Il Ministero rappresenta che in passato, in assenza di una specifica normativa in materia, la giurisprudenza aveva chiarito che l’art. 67 del D.P.R. n. 268/1987, secondo un modello procedimentale analogo a quello regolato dall’art. 44 del R.D. n. 1611/1933, relativo all’assunzione a carico dello Stato della difesa dei pubblici dipendenti per fatti e cause di servizio, rimetteva alla valutazione discrezionale “ex ante” dell’ente locale la scelta di far assistere il dipendente da un legale di comune gradimento, per cui non era in alcun modo riconducibile al contenuto precettivo della citata norma la pretesa di ottenere il rimborso delle spese del patrocinio legale a seguito di una scelta del tutto autonoma e personale della nomina del proprio difensore.

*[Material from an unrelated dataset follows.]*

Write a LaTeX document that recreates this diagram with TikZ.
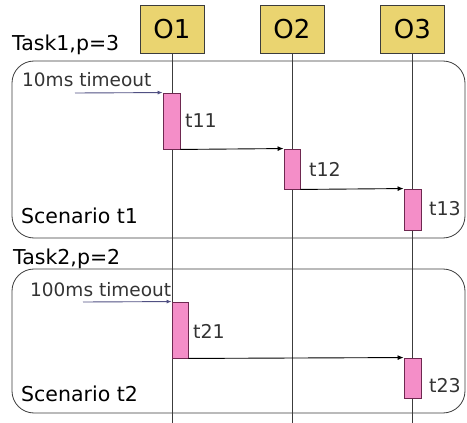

Del resto l’onere della scelta di un “legale di comune gradimento” appariva del tutto coerente con le finalità della norma perché, se il dipendente voleva che l’amministrazione lo tenesse indenne dalle spese legali sostenute per ragioni di servizio, appariva logico che il legale chiamato a tutelare tali interessi, che non sono esclusivi del dipendente ma coinvolgono anche quelli dell’ente di appartenenza, doveva essere scelto preventivamente e concordemente tra le parti (cfr. Consiglio di Stato, sez, V, 27 gennaio 2007, n.552).

Con la modifica normativa introdotta dall’art.7-bis comma 1 del DL 78/2015, il legislatore ammette il rimborso delle spese legali “nel caso di conclusione del procedimento con sentenza di assoluzione o di emanazione di un provvedimento di archiviazione”, in presenza dei seguenti requisiti:
a) assenza di conflitto di interessi con l’ente amministrato;
b) presenza di nesso causale tra funzioni esercitate e fatti giuridicamente rilevanti;
c) assenza di dolo o colpa grave.
La novella normativa richiede, quindi, l’assenza di conflitto di interessi tra l’attività dell’amministrazione e la condotta dell’amministratore. Tale conflitto si supera imponendo il rigoroso rispetto degli equilibri al momento della costruzione del bilancio di previsione e limitando la spesa nei limiti quantitativi della previsione approvata.

Sul punto, la Corte dei conti, Sez. Puglia, con deliberazione n. 117 del 22 luglio 2021, pronunziandosi sul limite fissato dalla legge di bilancio 2021, ha evidenziato che l’imputato assolto con sentenza irrevocabile (“perché il fatto non sussiste, perché non ha commesso il fatto o perché il fatto non costituisce reato o non è previsto dalla legge come reato”) ha diritto al rimborso delle spese legali sostenute a partire dall’anno successivo a quello in cui la sentenza è divenuta irrevocabile. I presupposti per ottenere il rimborso sono: la fattura del difensore, con indicazione dell’avvenuto pagamento; il parere di congruità della fattura espresso dal competente consiglio dell’ordine degli avvocati, l’attestazione della cancelleria circa l’irrevocabilità della sentenza di assoluzione. Inoltre, il rimborso non spetta nei casi di assoluzione da uno o più capi d’imputazione e condanna per altri reati, estinzione del reato per amnistia o prescrizione e depenalizzazione dei fatti oggetto di imputazione.